> [Data extract]
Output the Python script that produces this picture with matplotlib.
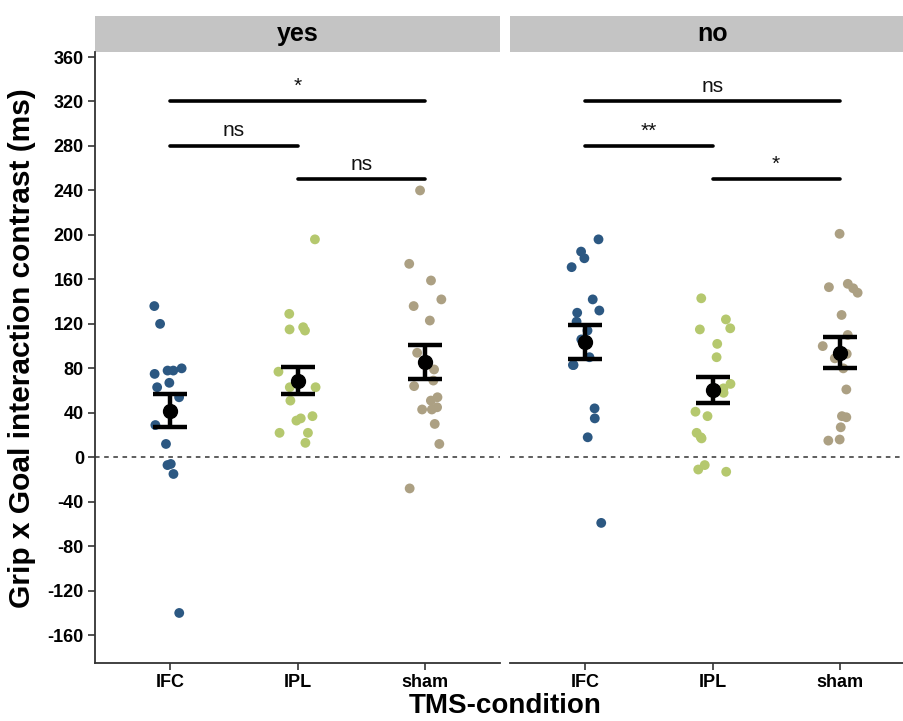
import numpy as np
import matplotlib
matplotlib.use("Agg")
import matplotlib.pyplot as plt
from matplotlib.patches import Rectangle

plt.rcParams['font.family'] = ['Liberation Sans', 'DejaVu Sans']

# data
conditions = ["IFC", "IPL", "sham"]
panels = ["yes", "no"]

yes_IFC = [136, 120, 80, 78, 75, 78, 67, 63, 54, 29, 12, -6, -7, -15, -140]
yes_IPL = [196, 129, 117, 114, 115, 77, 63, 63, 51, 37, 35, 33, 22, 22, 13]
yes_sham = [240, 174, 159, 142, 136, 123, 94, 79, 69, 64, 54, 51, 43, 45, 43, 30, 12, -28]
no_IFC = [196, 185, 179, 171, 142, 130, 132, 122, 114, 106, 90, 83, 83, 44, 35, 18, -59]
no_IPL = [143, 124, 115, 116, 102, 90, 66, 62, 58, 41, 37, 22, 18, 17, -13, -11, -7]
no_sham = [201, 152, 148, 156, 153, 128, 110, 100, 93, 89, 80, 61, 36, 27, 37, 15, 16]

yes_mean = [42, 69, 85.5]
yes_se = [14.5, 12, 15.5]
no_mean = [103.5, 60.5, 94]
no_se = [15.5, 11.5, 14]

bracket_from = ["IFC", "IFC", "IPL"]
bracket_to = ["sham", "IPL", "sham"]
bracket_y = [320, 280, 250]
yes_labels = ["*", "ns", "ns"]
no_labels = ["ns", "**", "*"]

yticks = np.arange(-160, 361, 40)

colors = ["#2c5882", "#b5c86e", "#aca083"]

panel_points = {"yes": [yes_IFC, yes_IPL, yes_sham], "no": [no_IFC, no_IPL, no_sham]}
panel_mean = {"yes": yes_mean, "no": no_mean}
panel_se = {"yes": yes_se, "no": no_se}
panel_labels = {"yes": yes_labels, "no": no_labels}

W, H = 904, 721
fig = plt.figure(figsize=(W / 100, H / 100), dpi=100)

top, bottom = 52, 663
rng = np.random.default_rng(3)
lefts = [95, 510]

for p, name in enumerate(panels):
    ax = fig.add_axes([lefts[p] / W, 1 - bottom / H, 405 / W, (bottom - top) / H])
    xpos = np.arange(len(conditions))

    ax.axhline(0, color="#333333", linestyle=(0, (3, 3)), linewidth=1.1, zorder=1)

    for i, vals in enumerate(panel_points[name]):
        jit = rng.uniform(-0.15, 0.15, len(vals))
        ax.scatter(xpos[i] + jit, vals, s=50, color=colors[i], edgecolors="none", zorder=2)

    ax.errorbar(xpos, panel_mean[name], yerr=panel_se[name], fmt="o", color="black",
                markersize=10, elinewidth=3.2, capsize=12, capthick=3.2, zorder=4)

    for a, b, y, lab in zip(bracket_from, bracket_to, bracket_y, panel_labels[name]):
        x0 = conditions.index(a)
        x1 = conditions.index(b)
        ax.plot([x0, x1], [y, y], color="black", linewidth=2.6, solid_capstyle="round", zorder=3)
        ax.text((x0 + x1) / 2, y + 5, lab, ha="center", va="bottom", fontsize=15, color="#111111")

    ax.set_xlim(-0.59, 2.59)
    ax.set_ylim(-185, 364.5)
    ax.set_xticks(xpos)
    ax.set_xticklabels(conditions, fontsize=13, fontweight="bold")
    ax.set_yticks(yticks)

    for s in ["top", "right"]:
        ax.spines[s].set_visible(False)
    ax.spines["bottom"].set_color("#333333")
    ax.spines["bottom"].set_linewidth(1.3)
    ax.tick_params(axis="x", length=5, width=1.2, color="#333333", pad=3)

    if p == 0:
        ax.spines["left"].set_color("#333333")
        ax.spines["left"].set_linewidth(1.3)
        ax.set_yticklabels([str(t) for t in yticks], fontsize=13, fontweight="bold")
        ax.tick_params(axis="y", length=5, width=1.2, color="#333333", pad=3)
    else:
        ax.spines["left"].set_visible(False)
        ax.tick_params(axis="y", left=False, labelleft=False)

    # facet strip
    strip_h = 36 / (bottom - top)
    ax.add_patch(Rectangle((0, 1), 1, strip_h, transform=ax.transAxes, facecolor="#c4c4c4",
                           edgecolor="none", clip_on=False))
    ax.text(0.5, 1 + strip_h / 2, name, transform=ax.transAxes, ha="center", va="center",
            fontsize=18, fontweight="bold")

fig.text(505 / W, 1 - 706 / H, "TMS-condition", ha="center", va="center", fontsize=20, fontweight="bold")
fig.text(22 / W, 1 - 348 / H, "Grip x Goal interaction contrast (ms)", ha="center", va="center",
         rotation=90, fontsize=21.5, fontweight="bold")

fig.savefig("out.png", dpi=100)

--

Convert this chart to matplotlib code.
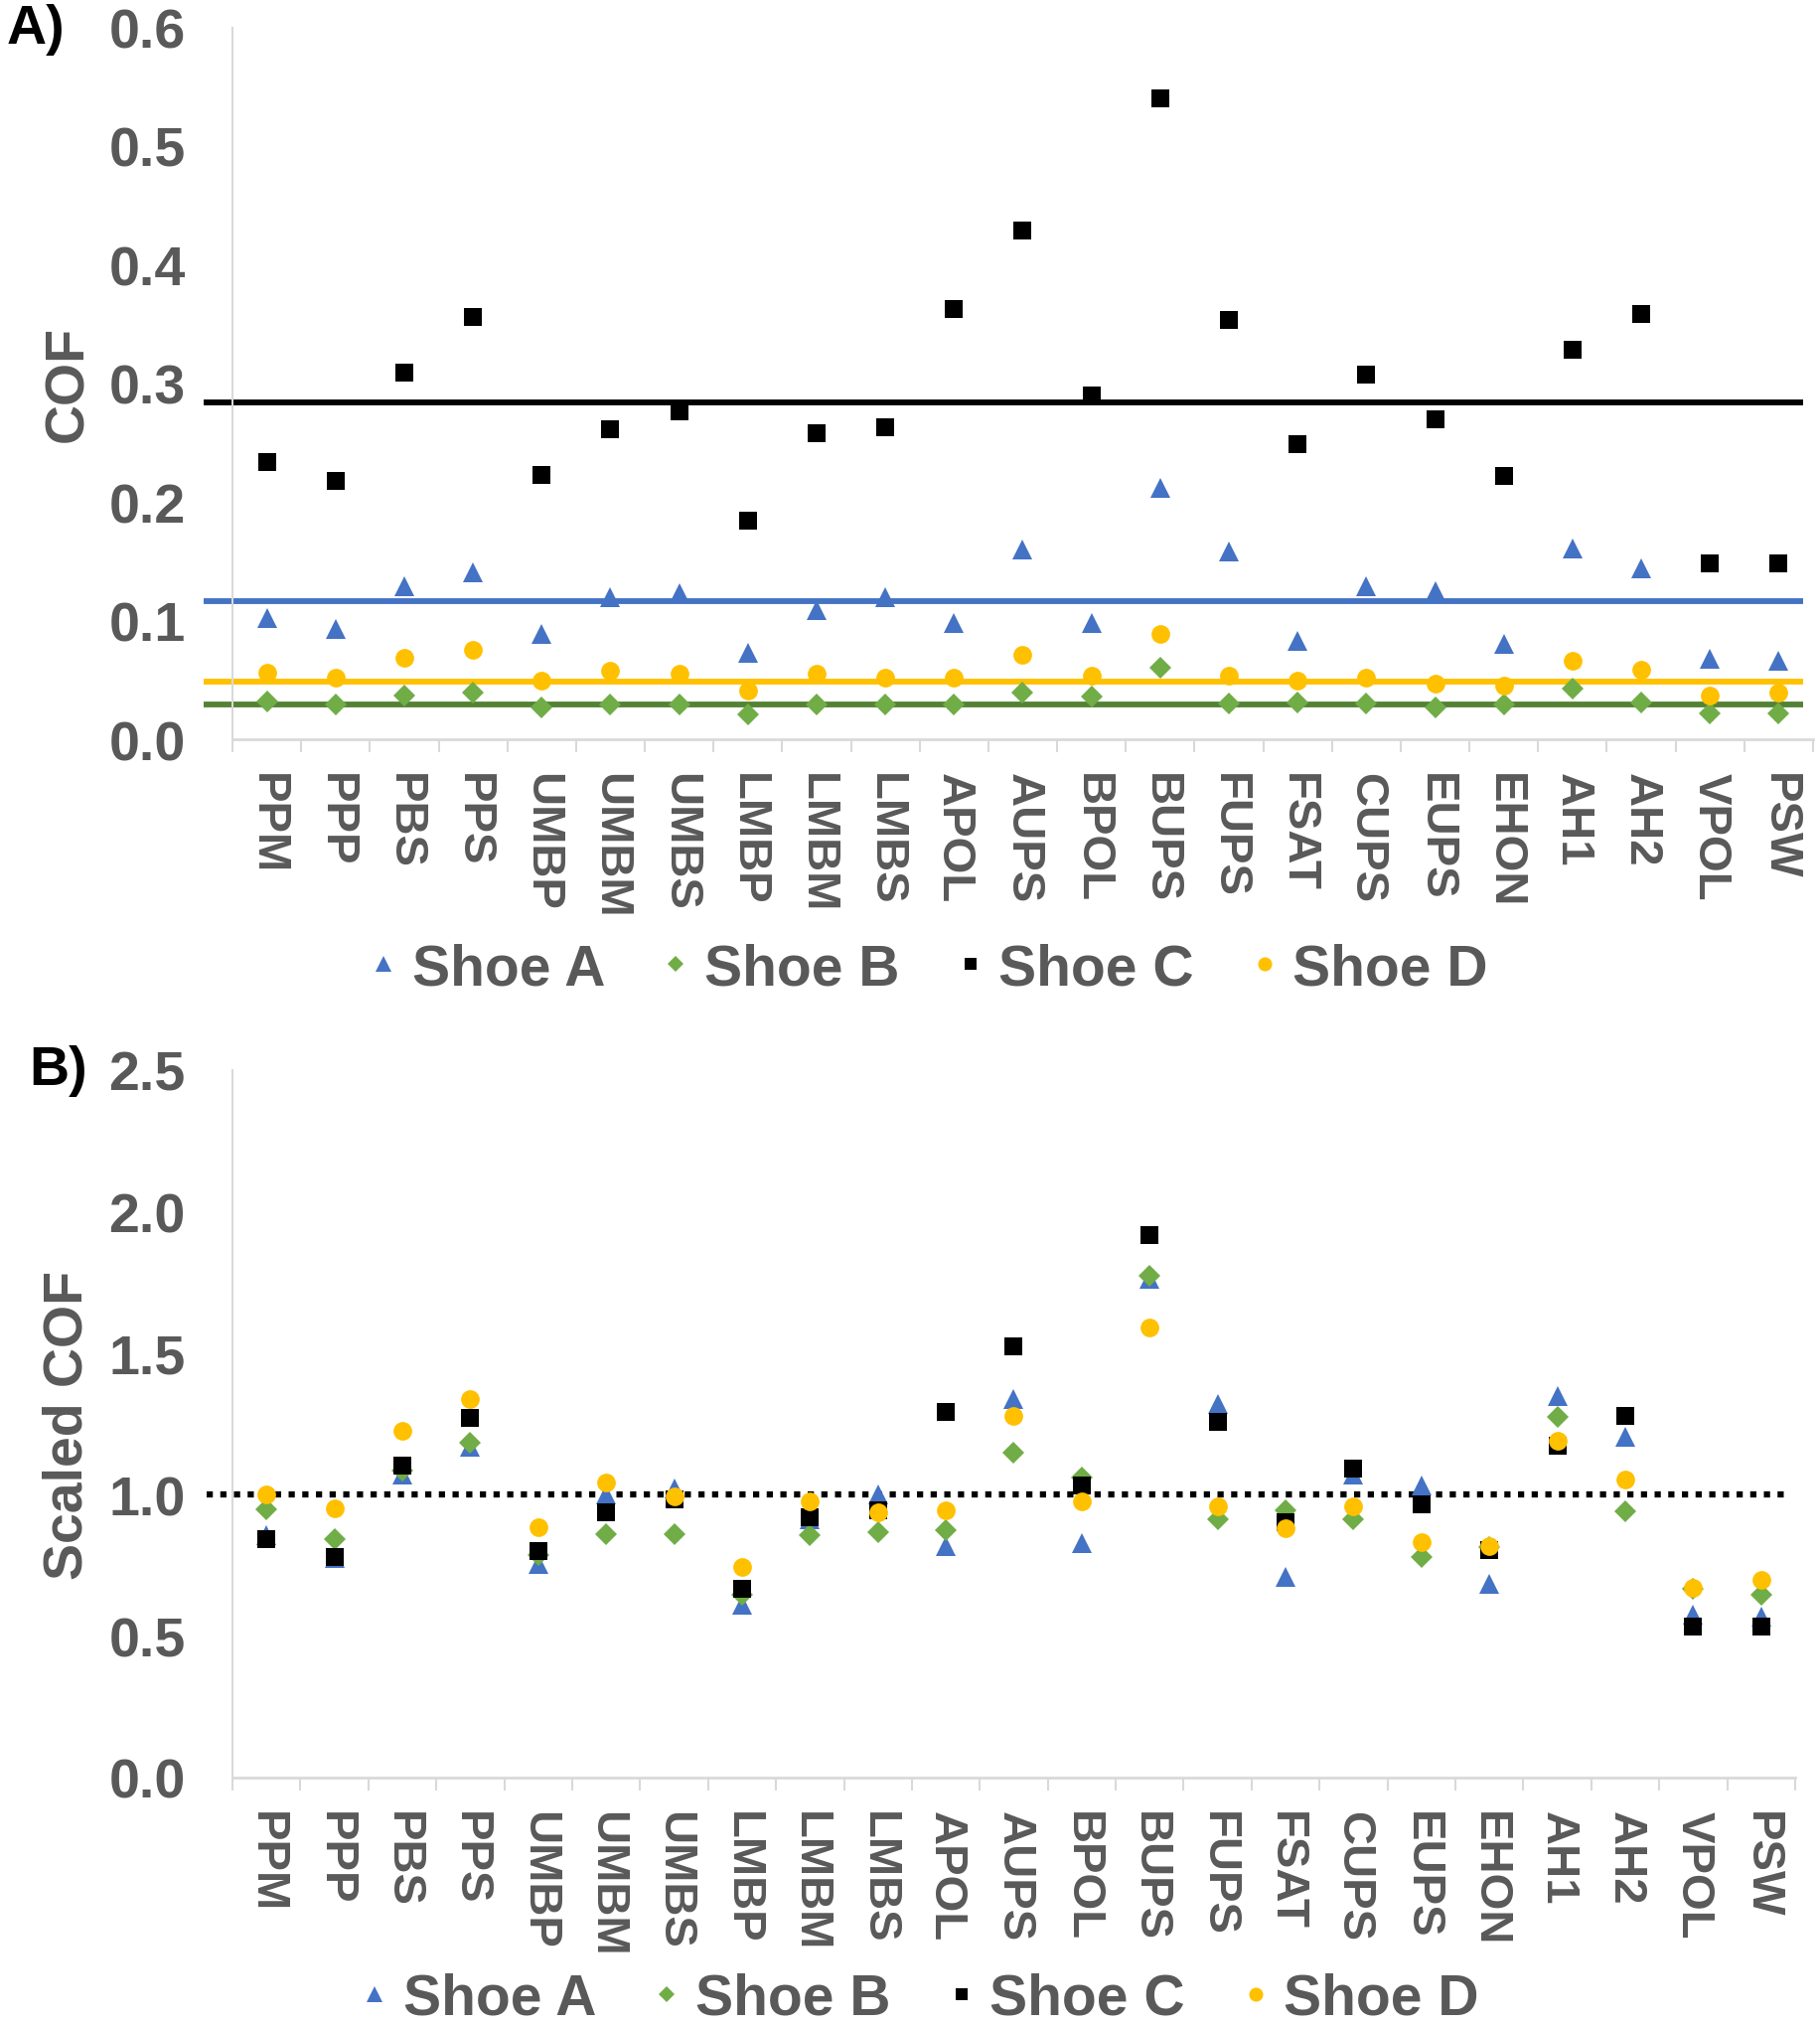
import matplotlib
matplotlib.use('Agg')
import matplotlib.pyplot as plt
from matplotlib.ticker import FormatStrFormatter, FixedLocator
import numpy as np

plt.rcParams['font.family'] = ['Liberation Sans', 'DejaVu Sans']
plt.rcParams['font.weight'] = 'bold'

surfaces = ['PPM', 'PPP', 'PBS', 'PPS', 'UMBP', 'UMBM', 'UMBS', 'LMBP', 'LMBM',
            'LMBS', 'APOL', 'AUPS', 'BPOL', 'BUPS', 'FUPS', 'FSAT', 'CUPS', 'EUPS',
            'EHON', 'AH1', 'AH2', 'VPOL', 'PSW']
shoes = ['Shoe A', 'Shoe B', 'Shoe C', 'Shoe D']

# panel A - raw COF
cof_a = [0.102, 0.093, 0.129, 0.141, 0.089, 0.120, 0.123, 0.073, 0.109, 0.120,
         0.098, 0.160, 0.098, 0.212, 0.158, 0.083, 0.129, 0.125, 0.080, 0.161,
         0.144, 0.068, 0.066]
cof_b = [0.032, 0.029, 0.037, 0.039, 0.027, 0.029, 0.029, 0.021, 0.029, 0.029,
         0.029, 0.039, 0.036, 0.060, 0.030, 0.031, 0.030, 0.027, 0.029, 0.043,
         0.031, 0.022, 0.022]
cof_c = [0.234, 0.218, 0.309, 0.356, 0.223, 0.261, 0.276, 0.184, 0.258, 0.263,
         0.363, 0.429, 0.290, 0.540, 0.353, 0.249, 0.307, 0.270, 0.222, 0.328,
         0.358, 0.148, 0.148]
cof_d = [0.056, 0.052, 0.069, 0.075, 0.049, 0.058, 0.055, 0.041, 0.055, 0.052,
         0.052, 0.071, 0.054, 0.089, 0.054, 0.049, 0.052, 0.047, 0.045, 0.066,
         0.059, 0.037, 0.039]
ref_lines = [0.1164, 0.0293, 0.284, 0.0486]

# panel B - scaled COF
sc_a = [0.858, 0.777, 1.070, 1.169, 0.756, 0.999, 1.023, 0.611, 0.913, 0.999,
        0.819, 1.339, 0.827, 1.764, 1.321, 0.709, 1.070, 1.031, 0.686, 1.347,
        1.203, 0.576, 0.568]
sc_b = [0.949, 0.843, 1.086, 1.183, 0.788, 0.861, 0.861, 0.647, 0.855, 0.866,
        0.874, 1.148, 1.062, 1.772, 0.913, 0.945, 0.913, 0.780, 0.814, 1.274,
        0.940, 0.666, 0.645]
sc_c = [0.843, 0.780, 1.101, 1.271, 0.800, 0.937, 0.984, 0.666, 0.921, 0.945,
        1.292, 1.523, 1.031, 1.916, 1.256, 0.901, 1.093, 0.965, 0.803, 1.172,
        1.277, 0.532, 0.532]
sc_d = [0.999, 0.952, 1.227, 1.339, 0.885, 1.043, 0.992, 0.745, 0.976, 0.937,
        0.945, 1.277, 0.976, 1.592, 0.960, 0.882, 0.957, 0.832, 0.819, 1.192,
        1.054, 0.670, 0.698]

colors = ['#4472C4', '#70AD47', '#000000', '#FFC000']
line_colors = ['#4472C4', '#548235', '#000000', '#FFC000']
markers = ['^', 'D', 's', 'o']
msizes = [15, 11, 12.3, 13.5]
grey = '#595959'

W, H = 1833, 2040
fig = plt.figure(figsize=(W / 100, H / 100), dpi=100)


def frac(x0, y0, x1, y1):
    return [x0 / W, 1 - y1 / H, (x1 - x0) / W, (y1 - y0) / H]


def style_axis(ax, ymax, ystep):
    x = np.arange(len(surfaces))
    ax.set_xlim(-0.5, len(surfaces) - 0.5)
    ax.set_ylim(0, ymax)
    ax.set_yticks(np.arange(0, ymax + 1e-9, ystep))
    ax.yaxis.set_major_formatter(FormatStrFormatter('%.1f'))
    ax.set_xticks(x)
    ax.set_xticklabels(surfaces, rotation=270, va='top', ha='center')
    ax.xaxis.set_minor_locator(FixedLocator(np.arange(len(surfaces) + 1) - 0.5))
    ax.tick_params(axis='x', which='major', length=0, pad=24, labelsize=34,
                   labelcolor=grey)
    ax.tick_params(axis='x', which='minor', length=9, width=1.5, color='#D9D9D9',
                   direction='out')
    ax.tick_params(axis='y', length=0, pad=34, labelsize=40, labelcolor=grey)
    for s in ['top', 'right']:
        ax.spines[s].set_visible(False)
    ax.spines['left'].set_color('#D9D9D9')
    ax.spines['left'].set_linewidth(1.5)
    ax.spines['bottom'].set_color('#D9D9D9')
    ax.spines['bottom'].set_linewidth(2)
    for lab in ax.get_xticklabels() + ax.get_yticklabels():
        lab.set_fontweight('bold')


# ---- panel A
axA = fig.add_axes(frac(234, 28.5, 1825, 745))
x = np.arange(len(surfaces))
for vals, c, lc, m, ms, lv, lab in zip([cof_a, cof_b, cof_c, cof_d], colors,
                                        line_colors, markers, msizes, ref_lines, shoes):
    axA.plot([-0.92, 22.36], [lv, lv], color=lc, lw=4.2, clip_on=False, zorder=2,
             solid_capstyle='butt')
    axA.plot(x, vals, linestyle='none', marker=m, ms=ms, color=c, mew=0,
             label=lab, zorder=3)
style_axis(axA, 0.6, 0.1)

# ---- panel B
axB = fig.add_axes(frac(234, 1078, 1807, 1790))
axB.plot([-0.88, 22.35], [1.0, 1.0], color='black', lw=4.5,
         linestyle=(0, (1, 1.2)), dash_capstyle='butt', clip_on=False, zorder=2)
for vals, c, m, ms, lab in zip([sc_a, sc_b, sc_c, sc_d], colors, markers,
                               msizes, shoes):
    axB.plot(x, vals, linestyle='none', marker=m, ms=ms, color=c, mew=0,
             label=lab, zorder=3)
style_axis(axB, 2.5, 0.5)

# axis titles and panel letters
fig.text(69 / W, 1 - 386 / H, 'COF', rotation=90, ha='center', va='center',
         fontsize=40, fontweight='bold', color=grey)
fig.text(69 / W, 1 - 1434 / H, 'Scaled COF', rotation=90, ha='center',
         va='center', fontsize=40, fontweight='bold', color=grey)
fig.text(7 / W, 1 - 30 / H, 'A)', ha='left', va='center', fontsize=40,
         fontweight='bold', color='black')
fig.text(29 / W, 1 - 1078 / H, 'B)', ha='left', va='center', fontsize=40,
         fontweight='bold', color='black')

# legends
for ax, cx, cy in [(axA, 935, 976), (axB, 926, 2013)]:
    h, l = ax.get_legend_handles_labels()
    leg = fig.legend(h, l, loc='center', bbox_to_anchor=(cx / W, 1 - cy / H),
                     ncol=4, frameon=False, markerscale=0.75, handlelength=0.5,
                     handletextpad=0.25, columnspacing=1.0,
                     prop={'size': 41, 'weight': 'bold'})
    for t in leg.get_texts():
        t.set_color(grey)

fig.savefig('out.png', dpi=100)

---

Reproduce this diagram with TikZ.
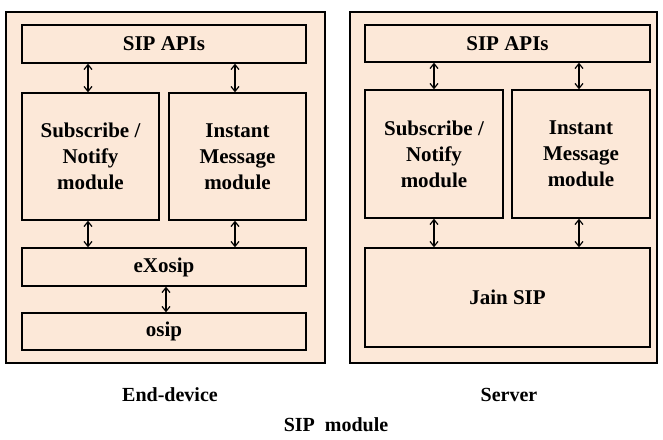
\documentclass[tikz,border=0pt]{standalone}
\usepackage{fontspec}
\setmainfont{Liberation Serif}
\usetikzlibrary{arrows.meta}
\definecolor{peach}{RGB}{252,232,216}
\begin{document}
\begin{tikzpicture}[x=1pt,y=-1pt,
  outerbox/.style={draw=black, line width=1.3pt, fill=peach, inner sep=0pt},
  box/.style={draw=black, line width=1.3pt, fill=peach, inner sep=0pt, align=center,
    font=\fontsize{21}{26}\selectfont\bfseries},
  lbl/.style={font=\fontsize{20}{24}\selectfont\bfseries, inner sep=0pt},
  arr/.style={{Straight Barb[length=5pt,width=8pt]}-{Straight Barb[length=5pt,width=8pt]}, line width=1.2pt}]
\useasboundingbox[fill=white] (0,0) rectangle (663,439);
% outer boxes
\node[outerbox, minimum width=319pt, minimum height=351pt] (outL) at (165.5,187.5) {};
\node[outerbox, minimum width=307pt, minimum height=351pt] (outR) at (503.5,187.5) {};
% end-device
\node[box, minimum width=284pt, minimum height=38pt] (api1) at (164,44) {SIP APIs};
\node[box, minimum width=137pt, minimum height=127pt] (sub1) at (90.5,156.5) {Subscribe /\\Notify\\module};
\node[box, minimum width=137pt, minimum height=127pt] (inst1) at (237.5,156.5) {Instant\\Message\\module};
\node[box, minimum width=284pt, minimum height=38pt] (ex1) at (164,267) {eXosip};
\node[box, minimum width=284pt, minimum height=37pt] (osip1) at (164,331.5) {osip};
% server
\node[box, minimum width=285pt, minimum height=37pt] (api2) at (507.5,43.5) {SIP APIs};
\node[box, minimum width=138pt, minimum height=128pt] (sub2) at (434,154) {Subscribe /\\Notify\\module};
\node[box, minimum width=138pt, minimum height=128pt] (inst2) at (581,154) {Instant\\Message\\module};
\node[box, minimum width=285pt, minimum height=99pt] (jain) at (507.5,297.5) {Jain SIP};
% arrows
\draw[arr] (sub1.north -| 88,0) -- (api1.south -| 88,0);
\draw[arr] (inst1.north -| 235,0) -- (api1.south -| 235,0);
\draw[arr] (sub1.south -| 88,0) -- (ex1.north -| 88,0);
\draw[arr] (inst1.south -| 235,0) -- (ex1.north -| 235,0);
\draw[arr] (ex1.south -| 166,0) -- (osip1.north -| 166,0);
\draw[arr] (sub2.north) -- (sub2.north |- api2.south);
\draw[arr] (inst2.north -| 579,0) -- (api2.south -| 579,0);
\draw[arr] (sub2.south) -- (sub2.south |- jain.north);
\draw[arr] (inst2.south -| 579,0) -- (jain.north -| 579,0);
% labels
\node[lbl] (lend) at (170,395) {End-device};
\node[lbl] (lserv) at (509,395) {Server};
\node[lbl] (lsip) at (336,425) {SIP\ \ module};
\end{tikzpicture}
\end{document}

> [Task description] Both the line with "Convert this chart to matplotlib code." and the line with "plt.rcParams['font.weight'] = 'bold'" are included: reproduce them and every line between, exactly, with pictures omitted.

> [Correct response]
Convert this chart to matplotlib code.
import matplotlib
matplotlib.use('Agg')
import matplotlib.pyplot as plt
from matplotlib.ticker import FormatStrFormatter, FixedLocator
import numpy as np

plt.rcParams['font.family'] = ['Liberation Sans', 'DejaVu Sans']
plt.rcParams['font.weight'] = 'bold'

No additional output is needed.